[Entries from a dataset]
====

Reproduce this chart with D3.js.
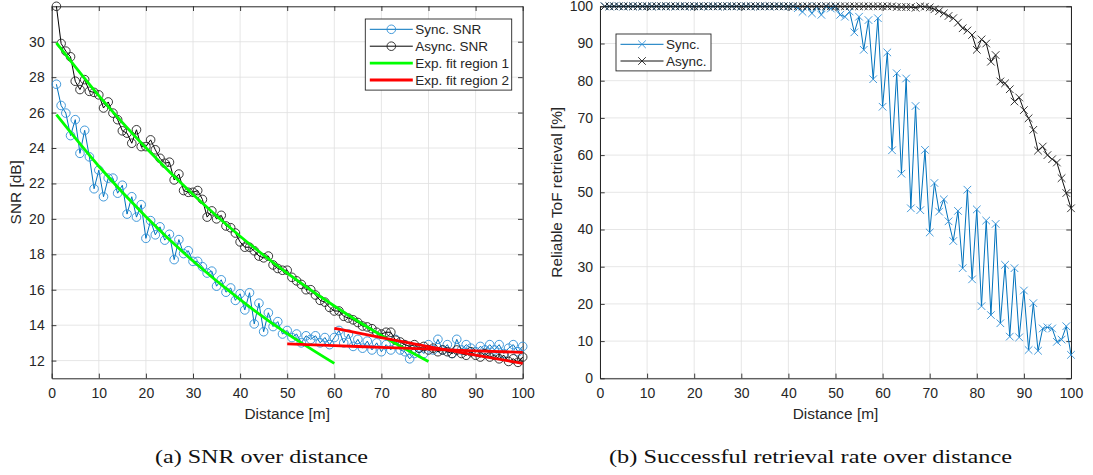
<!DOCTYPE html>
<html>
<head>
<meta charset="utf-8">
<script src="https://cdn.jsdelivr.net/npm/d3@7"></script>
<style>
  body { margin: 0; background: #fff; }
  text { font-family: "Liberation Sans", Arial, Helvetica, sans-serif; fill: #262626; }
</style>
</head>
<body>
<script>
// distances in metres, one measurement per metre
var distance = [1,2,3,4,5,6,7,8,9,10,11,12,13,14,15,16,17,18,19,20,
  21,22,23,24,25,26,27,28,29,30,31,32,33,34,35,36,37,38,39,40,
  41,42,43,44,45,46,47,48,49,50,51,52,53,54,55,56,57,58,59,60,
  61,62,63,64,65,66,67,68,69,70,71,72,73,74,75,76,77,78,79,80,
  81,82,83,84,85,86,87,88,89,90,91,92,93,94,95,96,97,98,99,100];

// (a) SNR [dB]
var syncSnr = [27.6,26.4,25.97,24.7,25.6,23.7,25.0,23.5,21.7,22.75,
  21.25,22.3,22.3,21.45,21.9,20.27,21.25,20.1,20.8,18.9,
  19.9,19.1,19.55,18.8,19.13,17.7,18.83,18.04,18.2,17.6,
  17.6,17.3,16.94,17.05,16.2,16.56,15.86,16.1,15.4,15.77,
  14.86,15.83,14.07,15.24,13.63,14.7,13.92,14.2,13.5,13.7,
  13.3,13.5,13.0,13.4,13.2,13.4,13.0,13.3,12.9,13.3,
  13.7,13.0,13.5,12.8,13.2,12.7,13.1,12.6,13.0,12.5,
  12.9,12.6,13.2,12.6,12.5,12.1,12.4,12.7,12.4,12.9,
  12.6,13.2,12.6,12.9,12.4,13.2,12.6,12.9,12.7,12.5,
  12.8,12.6,12.9,12.6,12.9,12.4,12.7,12.9,12.5,12.8];
var asyncSnr = [32.0,29.9,29.47,29.15,27.77,27.3,27.86,27.2,27.14,27.0,
  26.26,26.6,25.97,25.6,24.97,24.84,24.27,25.03,24.08,24.08,
  24.46,23.9,23.42,23.14,23.2,22.2,22.53,21.6,21.5,21.5,
  21.6,21.1,20.1,20.45,20.0,20.2,19.6,19.5,19.2,18.7,
  18.4,18.4,18.2,17.9,17.8,17.9,17.4,17.2,17.1,17.1,
  16.7,16.5,16.3,16.0,16.0,15.7,15.4,15.3,15.0,14.8,
  14.8,14.5,14.4,14.3,14.15,13.95,13.9,13.8,13.6,13.5,
  13.6,13.6,13.15,13.05,12.9,12.8,12.9,12.7,12.8,12.6,
  12.7,12.5,12.6,12.5,12.4,12.6,12.4,12.3,12.5,12.3,
  12.2,12.4,12.2,12.3,12.1,12.3,11.95,12.1,11.9,12.2];

// exponential fit curves at a few distances
var fit1SyncX = [1,10,20,30,40,50,60];
var fit1SyncY = [25.88,22.97,20.12,17.62,15.44,13.52,11.84];
var fit1AsyncX = [1,10,20,30,40,50,60,70,80];
var fit1AsyncY = [29.94,26.96,24.01,21.37,19.02,16.94,15.08,13.42,11.95];
var fit2SyncX = [50,60,70,80,90,100];
var fit2SyncY = [12.94,12.84,12.75,12.65,12.55,12.46];
var fit2AsyncX = [60,70,80,90,100];
var fit2AsyncY = [13.82,13.30,12.79,12.31,11.84];

// (b) reliable ToF retrieval [%]
var syncRate = [100,100,100,100,100,100,100,100,100,100,
  100,100,100,100,100,100,100,100,100,100,
  100,100,100,100,100,100,100,100,100,100,
  100,100,100,100,100,100,100,100,100,100,
  100,99.5,98.5,100,98.1,100,97.7,100,99.4,100,
  97.7,97.2,98.6,93.0,97.2,88.3,96.3,80.4,96.8,73.0,
  87.6,61.3,82.0,55.0,80.6,45.7,73.2,45.2,61.4,39.2,
  52.5,44.8,48.1,42.2,36.9,45.0,29.6,50.7,26.6,45.4,
  19.4,42.4,17.0,41.5,14.8,30.5,11.2,29.6,11.0,23.6,
  7.6,20.2,7.4,13.4,13.7,13.4,9.8,10.4,14.0,6.3];
var asyncRate = [100,100,100,100,100,100,100,100,100,100,
  100,100,100,100,100,100,100,100,100,100,
  100,100,100,100,100,100,100,100,100,100,
  100,100,100,100,100,100,100,100,100,100,
  100,100,100,100,100,100,100,100,100,100,
  100,100,100,100,100,100,100,100,100,100,
  100,100,99.8,99.8,99.8,99.8,99.6,100,99.9,99.7,
  99.2,98.7,98.1,97.4,96.8,95.6,94.1,93.5,92.3,88.3,
  91.1,90.0,85.1,86.9,79.8,79.3,77.7,74.4,75.5,72.1,
  69.9,66.8,61.2,62.3,60.0,58.9,58.0,53.8,49.8,45.7];

var xTicks = [0,10,20,30,40,50,60,70,80,90,100];
var snrTicks = [12,14,16,18,20,22,24,26,28,30];
var rateTicks = [0,10,20,30,40,50,60,70,80,90,100];

var blue = "#0072BD", blueMarker = "#2f8fd6", black = "#000";

var svg = d3.select("body").append("svg")
  .attr("width", 1093).attr("height", 475);

var plotTop = 6.3, plotBottom = 378.3, tickLen = 4.7;

function panel(left, right, yDomain, yTicks, yLabel, labelOffset) {
  var x = d3.scaleLinear().domain([0, 100]).range([left, right]);
  var y = d3.scaleLinear().domain(yDomain).range([plotBottom, plotTop]);
  var g = svg.append("g");

  // grid
  g.selectAll(".gx").data(xTicks).enter().append("line")
    .attr("x1", x).attr("x2", x).attr("y1", plotTop).attr("y2", plotBottom)
    .attr("stroke", "#dfdfdf").attr("stroke-width", 0.8);
  g.selectAll(".gy").data(yTicks).enter().append("line")
    .attr("y1", y).attr("y2", y).attr("x1", left).attr("x2", right)
    .attr("stroke", "#dfdfdf").attr("stroke-width", 0.8);

  // box + inward ticks on all four sides
  var axes = [
    [d3.axisBottom(x).tickValues(xTicks).tickPadding(10), "translate(0," + plotBottom + ")"],
    [d3.axisTop(x).tickValues(xTicks).tickFormat(""), "translate(0," + plotTop + ")"],
    [d3.axisLeft(y).tickValues(yTicks).tickPadding(7), "translate(" + left + ",0)"],
    [d3.axisRight(y).tickValues(yTicks).tickFormat(""), "translate(" + right + ",0)"]
  ];
  axes.forEach(function(a) {
    var ag = g.append("g").attr("transform", a[1])
      .call(a[0].tickSizeInner(-tickLen).tickSizeOuter(0));
    ag.attr("font-size", 14).attr("font-family", null);
    ag.select(".domain").attr("stroke", "#262626").attr("stroke-width", 1);
    ag.selectAll(".tick line").attr("stroke", "#262626").attr("stroke-width", 0.9);
    ag.selectAll(".tick text").attr("fill", "#262626");
  });

  g.append("text")
    .attr("x", (left + right) / 2).attr("y", 418.5)
    .attr("text-anchor", "middle").attr("font-size", 15.4)
    .text("Distance [m]");
  g.append("text")
    .attr("transform", "translate(" + (left - labelOffset) + "," + ((plotTop + plotBottom) / 2) + ") rotate(-90)")
    .attr("text-anchor", "middle").attr("font-size", 15.4)
    .text(yLabel);

  return {x: x, y: y, g: g};
}

function series(p, xs, ys, color, markerColor, marker) {
  var pts = d3.zip(xs, ys);
  var line = d3.line().x(function(d) { return p.x(d[0]); }).y(function(d) { return p.y(d[1]); });
  p.g.append("path").datum(pts).attr("d", line)
    .attr("fill", "none").attr("stroke", color).attr("stroke-width", 1);
  var m = p.g.append("g").selectAll("g").data(pts).enter().append("g")
    .attr("transform", function(d) { return "translate(" + p.x(d[0]) + "," + p.y(d[1]) + ")"; });
  drawMarker(m, marker, markerColor);
}

function drawMarker(sel, marker, color) {
  if (marker === "o") {
    sel.append("circle").attr("r", 4.3)
      .attr("fill", "none").attr("stroke", color).attr("stroke-width", 0.9);
  } else {
    sel.append("path").attr("d", "M-3.8,-3.8L3.8,3.8M-3.8,3.8L3.8,-3.8")
      .attr("fill", "none").attr("stroke", color).attr("stroke-width", 0.9);
  }
}

function fit(p, xs, ys, color) {
  var line = d3.line().curve(d3.curveNatural)
    .x(function(d) { return p.x(d[0]); }).y(function(d) { return p.y(d[1]); });
  p.g.append("path").datum(d3.zip(xs, ys)).attr("d", line)
    .attr("fill", "none").attr("stroke", color).attr("stroke-width", 2.8);
}

function legend(x0, y0, w, rows, rowH) {
  var lg = svg.append("g").attr("transform", "translate(" + x0 + "," + y0 + ")");
  lg.append("rect").attr("width", w).attr("height", rows.length * rowH + 3.5)
    .attr("fill", "#fff").attr("stroke", "#262626").attr("stroke-width", 0.9);
  var r = lg.selectAll(".row").data(rows).enter().append("g")
    .attr("transform", function(d, i) { return "translate(0," + (10.3 + i * rowH) + ")"; });
  r.append("line").attr("x1", 4.5).attr("x2", 47.5)
    .attr("stroke", function(d) { return d.color; })
    .attr("stroke-width", function(d) { return d.width; });
  r.each(function(d) {
    if (d.marker) drawMarker(d3.select(this).append("g").attr("transform", "translate(26,0)"), d.marker, d.markerColor);
  });
  r.append("text").attr("x", 50).attr("dy", "0.35em").attr("font-size", 13.5)
    .text(function(d) { return d.label; });
}

// (a) SNR over distance
var pa = panel(51.7, 522.7, [11, 32], snrTicks, "SNR [dB]", 30.5);
series(pa, distance, syncSnr, blue, blueMarker, "o");
series(pa, distance, asyncSnr, black, "#222", "o");
fit(pa, fit1SyncX, fit1SyncY, "#00ff00");
fit(pa, fit1AsyncX, fit1AsyncY, "#00ff00");
fit(pa, fit2SyncX, fit2SyncY, "#ff0000");
fit(pa, fit2AsyncX, fit2AsyncY, "#ff0000");
legend(365.3, 19, 146.4, [
  {label: "Sync. SNR", color: blue, width: 1, marker: "o", markerColor: blueMarker},
  {label: "Async. SNR", color: black, width: 1, marker: "o", markerColor: "#222"},
  {label: "Exp. fit region 1", color: "#00ff00", width: 2.8},
  {label: "Exp. fit region 2", color: "#ff0000", width: 2.8}
], 16.9);

// (b) Successful retrieval rate over distance
var pb = panel(600, 1071, [0, 100], rateTicks, "Reliable ToF retrieval [%]", 38);
series(pb, distance, syncRate, blue, blueMarker, "x");
series(pb, distance, asyncRate, "#111", "#222", "x");
legend(616, 34, 95, [
  {label: "Sync.", color: blue, width: 1, marker: "x", markerColor: blueMarker},
  {label: "Async.", color: "#111", width: 1, marker: "x", markerColor: "#222"}
], 16.7);

// captions
svg.append("text").attr("x", 155).attr("y", 463)
  .attr("textLength", 213).attr("lengthAdjust", "spacingAndGlyphs")
  .style("font-family", "'Liberation Serif', 'Times New Roman', serif")
  .attr("font-size", 19).style("fill", "#111")
  .text("(a) SNR over distance");
svg.append("text").attr("x", 609).attr("y", 463)
  .attr("textLength", 403).attr("lengthAdjust", "spacingAndGlyphs")
  .style("font-family", "'Liberation Serif', 'Times New Roman', serif")
  .attr("font-size", 19).style("fill", "#111")
  .text("(b) Successful retrieval rate over distance");
</script>
</body>
</html>
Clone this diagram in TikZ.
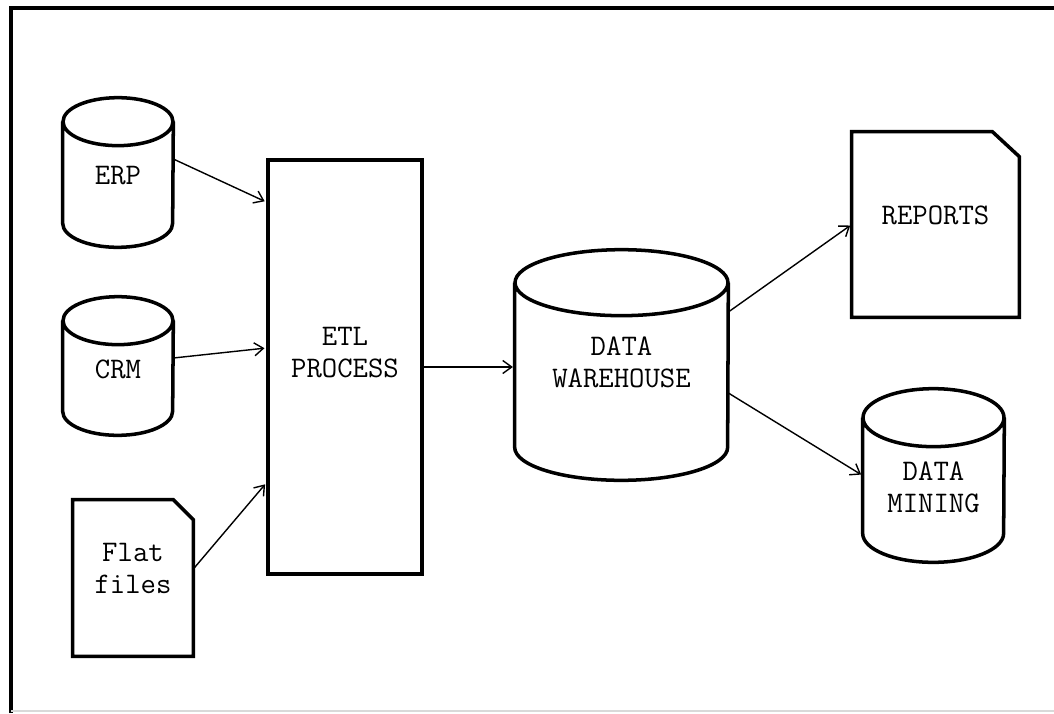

====

** WRITTEN INSTRUCTION **
Leave the pictures out, and restate exactly the lines from the start of the records through the one that contains "81,82,83,84,85,86,87,88,89,90,91,92,93,94,95,96,97,98,99,100];".

** RESULT OF THIS TASK **
Reproduce this chart with D3.js.
<!DOCTYPE html>
<html>
<head>
<meta charset="utf-8">
<script src="https://cdn.jsdelivr.net/npm/d3@7"></script>
<style>
  body { margin: 0; background: #fff; }
  text { font-family: "Liberation Sans", Arial, Helvetica, sans-serif; fill: #262626; }
</style>
</head>
<body>
<script>
// distances in metres, one measurement per metre
var distance = [1,2,3,4,5,6,7,8,9,10,11,12,13,14,15,16,17,18,19,20,
  21,22,23,24,25,26,27,28,29,30,31,32,33,34,35,36,37,38,39,40,
  41,42,43,44,45,46,47,48,49,50,51,52,53,54,55,56,57,58,59,60,
  61,62,63,64,65,66,67,68,69,70,71,72,73,74,75,76,77,78,79,80,
  81,82,83,84,85,86,87,88,89,90,91,92,93,94,95,96,97,98,99,100];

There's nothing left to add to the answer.